The real magic happens on the remote machine. I added this to my Fish shell configuration:

# ~/.config/fish/config.fish on the remote Mac

# ssh agent forwarding
if status is-interactive
    # Only run in tmux sessions
    if set -q TMUX
        # Function to update SSH agent socket from tmux environment
        function __update_ssh_auth_sock
            set -l sock (tmux showenv SSH_AUTH_SOCK 2>/dev/null | string split = | tail -1)
            if test -n "$sock" -a "$sock" != "-SSH_AUTH_SOCK" -a "$sock" != "$SSH_AUTH_SOCK"
                set -gx SSH_AUTH_SOCK $sock
            end
        end
        # Update immediately when shell starts (fixes new panes/windows)
        __update_ssh_auth_sock
        # Update before each command (fixes existing shells after reattach)
        function __ssh_agent_preexec --on-event fish_preexec
            __update_ssh_auth_sock
        end
        # Alternative: Update on each prompt (more reliable but slightly less efficient)
        # Uncomment this if the preexec version doesn't work reliably
        # function __ssh_agent_prompt --on-event fish_prompt
        #     __update_ssh_auth_sock
        # end
    end
end

And the corresponding function:

# ~/.config/fish/functions/refresh_tmux_vars.fish

function refresh_tmux_vars --on-event fish_preexec
    if set -q TMUX
        # Parse tmux showenv output and set variables
        tmux showenv -s | while read -l line
            # Match lines like: SSH_AUTH_SOCK="/tmp/ssh-xxx/agent.xxx"; export SSH_AUTH_SOCK;
            if string match -qr '^(SSH_AUTH_SOCK|DISPLAY)=(.+); export' -- $line
                # Extract variable name and value
                set -l var (string match -r '^([^=]+)' -- $line)[2]
                set -l val (string match -r '="([^"]+)"' -- $line)[2]
                
                # Set the variable if we found both
                if test -n "$var" -a -n "$val"
                    set -gx $var $val
                end
            end
        end
    end
end

This setup:

  • Checks tmux's environment for the current SSH_AUTH_SOCK
  • Updates the shell's environment to match
  • Runs automatically before every command

The key insight: work with tmux's environment preservation, not against it.

Why This Architecture?

You might wonder: why not just use Docker? Or why not run agents locally?

Docker limitations:

  • Restricted access to system resources
  • Complex volume mounting for projects
  • Performance overhead
  • Less flexibility for agent experimentation

Remote physical machine advantages:

  • Full system access for agents
  • Easy to wipe and restart if things go wrong
  • Can run multiple resource-intensive agents
  • Keeps your main machine safe from experiments

What Didn't Work: The mosh Experiment


Before settling on this SSH + tmux setup, I also tried using mosh (mobile shell) for its better connection persistence and responsiveness. Unfortunately, I hit a showstopper: connecting from an M-series Mac to an Intel-based Mac mini causes the mosh client to segfault. So much for that idea.

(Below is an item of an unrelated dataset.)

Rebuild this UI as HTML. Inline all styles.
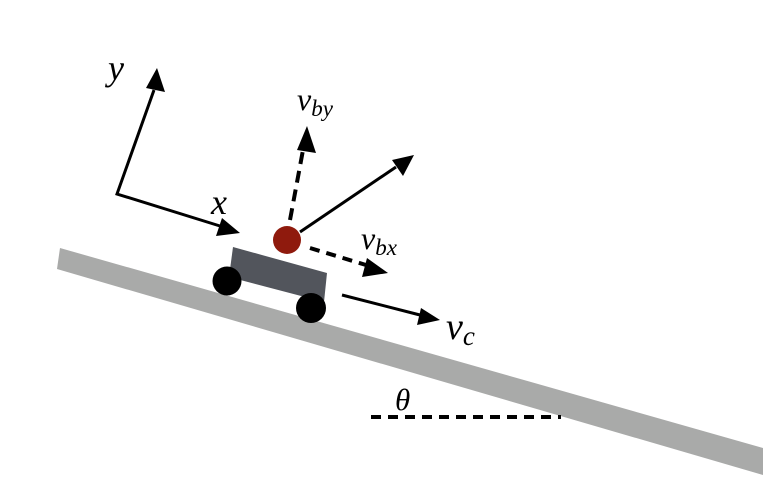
<!DOCTYPE html>
<html><head><style>body{margin:0;background:#fff}svg{display:block}text{font-family:"Liberation Serif",serif;font-style:italic;fill:#000}</style></head>
<body>
<svg width="763" height="488" viewBox="0 0 763 488" xmlns="http://www.w3.org/2000/svg">
<polygon points="60,248 763,448 763,475 57,269" fill="#a9aaa9"/>
<polygon points="233,247 327,273 324,302 229,277" fill="#52555c"/>
<circle cx="227" cy="281" r="14.5" fill="#000"/>
<circle cx="311" cy="308" r="15" fill="#000"/>
<circle cx="287" cy="240" r="14" fill="#8f1a0d"/>
<g stroke="#000" stroke-width="3" fill="none">
<polyline points="154,90 117,194 220,226"/>
<line x1="300" y1="232" x2="396" y2="167"/>
<line x1="342" y1="295" x2="420" y2="315"/>
<line x1="290" y1="220" x2="303" y2="150" stroke-width="4" stroke-dasharray="12,7"/>
<line x1="310" y1="248" x2="366" y2="265" stroke-width="4" stroke-dasharray="10,7"/>
<line x1="371" y1="417" x2="561" y2="417" stroke-width="4" stroke-dasharray="10,7"/>
</g>
<g fill="#000">
<path d="M157,68 L165,92 L146,88 Z"/>
<path d="M240,233 L216,236 L222,218 Z"/>
<path d="M414,155 L403,176 L392,160 Z"/>
<path d="M307,126 L316,153 L297,150 Z"/>
<path d="M388,273 L362,277 L367,258 Z"/>
<path d="M440,320 L417,325 L421,308 Z"/>
</g>
<text x="108" y="80" font-size="36">y</text>
<text x="211" y="214" font-size="36">x</text>
<text x="297" y="110" font-size="32">v<tspan font-size="23" dy="6">by</tspan></text>
<text x="361" y="249" font-size="32">v<tspan font-size="23" dy="6">bx</tspan></text>
<text x="446" y="339" font-size="38">v<tspan font-size="27" dy="6">c</tspan></text>
<text x="395" y="410" font-size="31">θ</text>
</svg>
</body></html>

Update: I figured out what was wrong with mosh! It wasn't actually an M-series to Intel architecture issue. A Homebrew update had switched mosh's dependency from the older versioned `protobuf@29` to the unversioned `protobuf`, causing a library mismatch that led to segfaults.

The fix was simple:

brew uninstall --ignore-dependencies protobuf protobuf@29
brew reinstall protobuf
brew reinstall mosh

What I Might Try Next


One promising alternative I'm considering is VibeTunnel. It looks like it could provide some of the benefits I was hoping to get from mosh without the architecture compatibility issues. If anyone has experience with it for this use case, I'd love to hear about it.

Conclusion

Running coding agents on a dedicated remote machine solves the safety problem of --dangerously-skip-permissions while enabling parallel experimentation. The setup requires some initial configuration work, but the payoff is worth it: you can run multiple agents simultaneously, safely experiment with permissions, and maintain full system access for complex tasks.

Is it perfect? No. But it's a working solution that beats watching a single agent slowly modify files on your main machine.